The companies that died chose the wrong philosophy at the wrong moment. Kodak was strategic about everything except the digital threat sitting in its own labs. Blockbuster was kind to its customers, charging late fees that funded its own gravedigger. They were not stupid. They were just one philosophy short of survival.

Round five: Tie, because longevity requires both, used in sequence.

So Who Wins?

Here is the honest answer. Neither wins, and that is the point.

Sun Tzu without Machiavelli is a dreamer. He sees the elegant solution but underestimates how much of business is just human beings being petty, greedy, and shortsighted. His worldview assumes a level of rationality that does not exist in most boardrooms.

Machiavelli without Sun Tzu is a thug. He understands power but not positioning. He will win every confrontation and lose the war, because he never asks whether the confrontation needed to happen at all.
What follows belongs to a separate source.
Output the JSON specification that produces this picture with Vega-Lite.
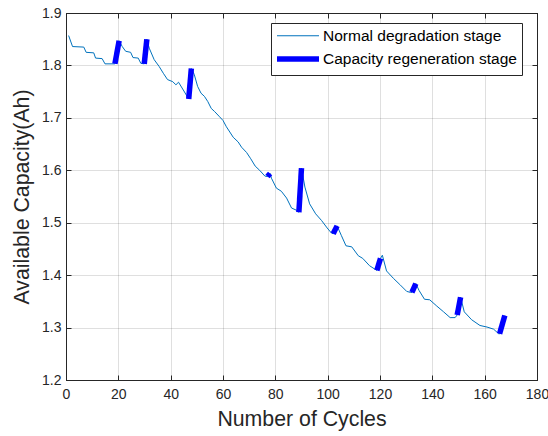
{
  "$schema": "https://vega.github.io/schema/vega-lite/v6.json",
  "width": 471,
  "height": 367,
  "autosize": "none",
  "padding": {"left": 66, "top": 13, "right": 11, "bottom": 56},
  "background": "white",
  "config": {
    "font": "Liberation Sans",
    "view": {"stroke": "#262626", "strokeWidth": 1},
    "axis": {
      "labelFont": "Liberation Sans",
      "titleFont": "Liberation Sans",
      "labelColor": "#262626",
      "titleColor": "#262626",
      "domainColor": "#262626",
      "tickColor": "#262626",
      "labelFontSize": 14,
      "titleFontSize": 21.3,
      "titleFontWeight": "normal",
      "gridColor": "#262626",
      "gridOpacity": 0.15,
      "tickSize": -5,
      "domainWidth": 1
    }
  },
  "datasets": {
    "normal": [
      {"cycle": 1, "cap": 1.857, "stage": "Normal degradation stage"},
      {"cycle": 2.5, "cap": 1.836, "stage": "Normal degradation stage"},
      {"cycle": 6.8, "cap": 1.835, "stage": "Normal degradation stage"},
      {"cycle": 7.7, "cap": 1.825, "stage": "Normal degradation stage"},
      {"cycle": 10.6, "cap": 1.824, "stage": "Normal degradation stage"},
      {"cycle": 11.3, "cap": 1.814, "stage": "Normal degradation stage"},
      {"cycle": 13.8, "cap": 1.813, "stage": "Normal degradation stage"},
      {"cycle": 14.9, "cap": 1.803, "stage": "Normal degradation stage"},
      {"cycle": 18.7, "cap": 1.803, "stage": "Normal degradation stage"},
      {"cycle": 20.3, "cap": 1.847, "stage": "Normal degradation stage"},
      {"cycle": 21.5, "cap": 1.836, "stage": "Normal degradation stage"},
      {"cycle": 22.8, "cap": 1.827, "stage": "Normal degradation stage"},
      {"cycle": 24.7, "cap": 1.825, "stage": "Normal degradation stage"},
      {"cycle": 25.6, "cap": 1.815, "stage": "Normal degradation stage"},
      {"cycle": 27.6, "cap": 1.814, "stage": "Normal degradation stage"},
      {"cycle": 28.6, "cap": 1.804, "stage": "Normal degradation stage"},
      {"cycle": 29.9, "cap": 1.803, "stage": "Normal degradation stage"},
      {"cycle": 30.9, "cap": 1.850, "stage": "Normal degradation stage"},
      {"cycle": 31.8, "cap": 1.833, "stage": "Normal degradation stage"},
      {"cycle": 33.7, "cap": 1.811, "stage": "Normal degradation stage"},
      {"cycle": 35.6, "cap": 1.798, "stage": "Normal degradation stage"},
      {"cycle": 37.2, "cap": 1.785, "stage": "Normal degradation stage"},
      {"cycle": 38.8, "cap": 1.773, "stage": "Normal degradation stage"},
      {"cycle": 40.8, "cap": 1.769, "stage": "Normal degradation stage"},
      {"cycle": 42.0, "cap": 1.763, "stage": "Normal degradation stage"},
      {"cycle": 43.0, "cap": 1.768, "stage": "Normal degradation stage"},
      {"cycle": 44.6, "cap": 1.755, "stage": "Normal degradation stage"},
      {"cycle": 46.9, "cap": 1.736, "stage": "Normal degradation stage"},
      {"cycle": 47.9, "cap": 1.794, "stage": "Normal degradation stage"},
      {"cycle": 49.0, "cap": 1.783, "stage": "Normal degradation stage"},
      {"cycle": 50.3, "cap": 1.760, "stage": "Normal degradation stage"},
      {"cycle": 51.6, "cap": 1.747, "stage": "Normal degradation stage"},
      {"cycle": 52.9, "cap": 1.741, "stage": "Normal degradation stage"},
      {"cycle": 54.2, "cap": 1.731, "stage": "Normal degradation stage"},
      {"cycle": 55.5, "cap": 1.718, "stage": "Normal degradation stage"},
      {"cycle": 56.8, "cap": 1.712, "stage": "Normal degradation stage"},
      {"cycle": 58.7, "cap": 1.702, "stage": "Normal degradation stage"},
      {"cycle": 60.0, "cap": 1.695, "stage": "Normal degradation stage"},
      {"cycle": 61.3, "cap": 1.683, "stage": "Normal degradation stage"},
      {"cycle": 62.6, "cap": 1.673, "stage": "Normal degradation stage"},
      {"cycle": 63.9, "cap": 1.663, "stage": "Normal degradation stage"},
      {"cycle": 65.8, "cap": 1.654, "stage": "Normal degradation stage"},
      {"cycle": 67.1, "cap": 1.644, "stage": "Normal degradation stage"},
      {"cycle": 69.0, "cap": 1.634, "stage": "Normal degradation stage"},
      {"cycle": 70.6, "cap": 1.622, "stage": "Normal degradation stage"},
      {"cycle": 72.3, "cap": 1.608, "stage": "Normal degradation stage"},
      {"cycle": 74.0, "cap": 1.600, "stage": "Normal degradation stage"},
      {"cycle": 76.0, "cap": 1.589, "stage": "Normal degradation stage"},
      {"cycle": 77.0, "cap": 1.588, "stage": "Normal degradation stage"},
      {"cycle": 78.0, "cap": 1.594, "stage": "Normal degradation stage"},
      {"cycle": 78.5, "cap": 1.585, "stage": "Normal degradation stage"},
      {"cycle": 80.4, "cap": 1.566, "stage": "Normal degradation stage"},
      {"cycle": 82.3, "cap": 1.560, "stage": "Normal degradation stage"},
      {"cycle": 84.3, "cap": 1.547, "stage": "Normal degradation stage"},
      {"cycle": 86.2, "cap": 1.528, "stage": "Normal degradation stage"},
      {"cycle": 88.0, "cap": 1.524, "stage": "Normal degradation stage"},
      {"cycle": 89.0, "cap": 1.520, "stage": "Normal degradation stage"},
      {"cycle": 90.0, "cap": 1.604, "stage": "Normal degradation stage"},
      {"cycle": 91.3, "cap": 1.568, "stage": "Normal degradation stage"},
      {"cycle": 93.1, "cap": 1.536, "stage": "Normal degradation stage"},
      {"cycle": 95.4, "cap": 1.517, "stage": "Normal degradation stage"},
      {"cycle": 97.7, "cap": 1.504, "stage": "Normal degradation stage"},
      {"cycle": 99.8, "cap": 1.490, "stage": "Normal degradation stage"},
      {"cycle": 101.5, "cap": 1.480, "stage": "Normal degradation stage"},
      {"cycle": 102.1, "cap": 1.479, "stage": "Normal degradation stage"},
      {"cycle": 103.6, "cap": 1.494, "stage": "Normal degradation stage"},
      {"cycle": 105.2, "cap": 1.476, "stage": "Normal degradation stage"},
      {"cycle": 107.0, "cap": 1.456, "stage": "Normal degradation stage"},
      {"cycle": 109.2, "cap": 1.454, "stage": "Normal degradation stage"},
      {"cycle": 111.7, "cap": 1.437, "stage": "Normal degradation stage"},
      {"cycle": 113.4, "cap": 1.432, "stage": "Normal degradation stage"},
      {"cycle": 116.0, "cap": 1.418, "stage": "Normal degradation stage"},
      {"cycle": 118.8, "cap": 1.409, "stage": "Normal degradation stage"},
      {"cycle": 120.2, "cap": 1.432, "stage": "Normal degradation stage"},
      {"cycle": 120.9, "cap": 1.438, "stage": "Normal degradation stage"},
      {"cycle": 122.5, "cap": 1.408, "stage": "Normal degradation stage"},
      {"cycle": 125.1, "cap": 1.394, "stage": "Normal degradation stage"},
      {"cycle": 127.6, "cap": 1.382, "stage": "Normal degradation stage"},
      {"cycle": 130.2, "cap": 1.369, "stage": "Normal degradation stage"},
      {"cycle": 131.7, "cap": 1.367, "stage": "Normal degradation stage"},
      {"cycle": 132.2, "cap": 1.367, "stage": "Normal degradation stage"},
      {"cycle": 133.7, "cap": 1.384, "stage": "Normal degradation stage"},
      {"cycle": 134.9, "cap": 1.371, "stage": "Normal degradation stage"},
      {"cycle": 137.0, "cap": 1.354, "stage": "Normal degradation stage"},
      {"cycle": 139.0, "cap": 1.353, "stage": "Normal degradation stage"},
      {"cycle": 141.7, "cap": 1.341, "stage": "Normal degradation stage"},
      {"cycle": 144.3, "cap": 1.330, "stage": "Normal degradation stage"},
      {"cycle": 146.8, "cap": 1.319, "stage": "Normal degradation stage"},
      {"cycle": 148.7, "cap": 1.319, "stage": "Normal degradation stage"},
      {"cycle": 149.5, "cap": 1.324, "stage": "Normal degradation stage"},
      {"cycle": 150.8, "cap": 1.358, "stage": "Normal degradation stage"},
      {"cycle": 152.2, "cap": 1.330, "stage": "Normal degradation stage"},
      {"cycle": 155.0, "cap": 1.315, "stage": "Normal degradation stage"},
      {"cycle": 158.2, "cap": 1.304, "stage": "Normal degradation stage"},
      {"cycle": 160.9, "cap": 1.301, "stage": "Normal degradation stage"},
      {"cycle": 163.4, "cap": 1.297, "stage": "Normal degradation stage"},
      {"cycle": 165.4, "cap": 1.288, "stage": "Normal degradation stage"},
      {"cycle": 165.7, "cap": 1.288, "stage": "Normal degradation stage"},
      {"cycle": 167.7, "cap": 1.323, "stage": "Normal degradation stage"}
    ],
    "regen": [
      {"seg": 1, "cycle": 18.7, "cap": 1.803, "stage": "Capacity regeneration stage"},
      {"seg": 1, "cycle": 20.3, "cap": 1.847, "stage": "Capacity regeneration stage"},
      {"seg": 2, "cycle": 29.9, "cap": 1.803, "stage": "Capacity regeneration stage"},
      {"seg": 2, "cycle": 30.9, "cap": 1.850, "stage": "Capacity regeneration stage"},
      {"seg": 3, "cycle": 46.9, "cap": 1.736, "stage": "Capacity regeneration stage"},
      {"seg": 3, "cycle": 47.9, "cap": 1.794, "stage": "Capacity regeneration stage"},
      {"seg": 4, "cycle": 77.0, "cap": 1.588, "stage": "Capacity regeneration stage"},
      {"seg": 4, "cycle": 78.0, "cap": 1.594, "stage": "Capacity regeneration stage"},
      {"seg": 5, "cycle": 89.0, "cap": 1.520, "stage": "Capacity regeneration stage"},
      {"seg": 5, "cycle": 90.0, "cap": 1.604, "stage": "Capacity regeneration stage"},
      {"seg": 6, "cycle": 102.1, "cap": 1.479, "stage": "Capacity regeneration stage"},
      {"seg": 6, "cycle": 103.6, "cap": 1.494, "stage": "Capacity regeneration stage"},
      {"seg": 7, "cycle": 118.8, "cap": 1.409, "stage": "Capacity regeneration stage"},
      {"seg": 7, "cycle": 120.2, "cap": 1.432, "stage": "Capacity regeneration stage"},
      {"seg": 8, "cycle": 132.2, "cap": 1.367, "stage": "Capacity regeneration stage"},
      {"seg": 8, "cycle": 133.7, "cap": 1.384, "stage": "Capacity regeneration stage"},
      {"seg": 9, "cycle": 149.5, "cap": 1.324, "stage": "Capacity regeneration stage"},
      {"seg": 9, "cycle": 150.8, "cap": 1.358, "stage": "Capacity regeneration stage"},
      {"seg": 10, "cycle": 165.7, "cap": 1.288, "stage": "Capacity regeneration stage"},
      {"seg": 10, "cycle": 167.7, "cap": 1.323, "stage": "Capacity regeneration stage"}
    ]
  },
  "resolve": {"axis": {"x": "independent", "y": "independent"}},
  "layer": [
    {
      "data": {"name": "normal"},
      "mark": {"type": "line", "strokeCap": "butt", "strokeJoin": "round"},
      "encoding": {
        "x": {
          "field": "cycle", "type": "quantitative",
          "scale": {"domain": [0, 180], "nice": false, "zero": false},
          "axis": {"title": "Number of Cycles", "values": [0, 20, 40, 60, 80, 100, 120, 140, 160, 180], "labelPadding": 12, "titlePadding": 7, "grid": true, "labelFlush": false}
        },
        "y": {
          "field": "cap", "type": "quantitative",
          "scale": {"domain": [1.2, 1.9], "nice": false, "zero": false},
          "axis": {"title": "Available Capacity(Ah)", "values": [1.2, 1.3, 1.4, 1.5, 1.6, 1.7, 1.8, 1.9], "format": ".1f", "labelPadding": 10, "titlePadding": 9, "grid": true, "labelFlush": false}
        },
        "color": {
          "field": "stage", "type": "nominal",
          "scale": {"domain": ["Normal degradation stage", "Capacity regeneration stage"], "range": ["#0072BD", "#0000FF"]},
          "legend": {"title": null, "orient": "none", "legendX": 205, "legendY": 10, "fillColor": "white", "strokeColor": "#262626", "padding": 5, "symbolType": "M-3,0H3", "symbolSize": 196, "symbolOffset": 12, "labelFontSize": 15.5, "labelFont": "Liberation Sans", "labelColor": "#000000", "labelOffset": 15, "labelLimit": 400, "rowPadding": 3, "cornerRadius": 0}
        },
        "strokeWidth": {
          "field": "stage", "type": "nominal",
          "scale": {"domain": ["Normal degradation stage", "Capacity regeneration stage"], "range": [1, 5.5]},
          "legend": {"title": null}
        }
      }
    },
    {
      "data": {"name": "regen"},
      "mark": {"type": "line", "strokeCap": "butt"},
      "encoding": {
        "x": {"field": "cycle", "type": "quantitative", "axis": {"orient": "top", "title": null, "labels": false, "grid": false, "values": [0, 20, 40, 60, 80, 100, 120, 140, 160, 180]}},
        "y": {"field": "cap", "type": "quantitative", "axis": {"orient": "right", "title": null, "labels": false, "grid": false, "values": [1.2, 1.3, 1.4, 1.5, 1.6, 1.7, 1.8, 1.9]}},
        "detail": {"field": "seg", "type": "nominal"},
        "color": {"field": "stage", "type": "nominal"},
        "strokeWidth": {"field": "stage", "type": "nominal"}
      }
    }
  ]
}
The real lesson is that these two men were not writing competing manuals. They were writing complementary ones, separated by language, geography, and two thousand years, but pointing at the same underlying truth. Strategy without realism is naive. Realism without strategy is brutal. You need both, and you need to know which one the moment is asking for.

The leaders who actually win in modern business are the ones who can switch between these two minds quickly. Sun Tzu when planning. Machiavelli when defending. Sun Tzu when entering a market. Machiavelli when protecting one. Sun Tzu when hiring. Machiavelli when firing.

The mistake is picking a permanent identity. The leader who is always the wise sage gets eaten by someone willing to be uglier. The leader who is always the ruthless prince eventually gets overthrown by someone with better strategy and a better story.

The Quiet Truth Underneath Both

Here is what almost nobody mentions about these two books. Both authors wrote them while losing.

Sun Tzu wrote during the Warring States period, when China was a chaotic mess of constant conflict. Machiavelli wrote The Prince after being tortured and exiled by the very government he had served. Neither man was sitting in a corner office dictating wisdom. Both were studying power because they had been hurt by their lack of it.

That is the part the airport bookstore version leaves out. These were not theoretical works. They were survival manuals written by people who had personally watched what happens to those who do not pay attention.

Modern business loves to package their ideas as productivity hacks, as if reading them on a treadmill will turn you into a titan. But the actual lesson of both books is more humbling. The world is not fair. Power is not given. Being right is not enough. And the people who succeed long term are not the ones with the best ideas. They are the ones who understood, early, that strategy and realism are both required, and that pretending otherwise is its own kind of defeat.

So who wins the modern business war? Whoever read both, took them seriously, and stopped trying to choose a side.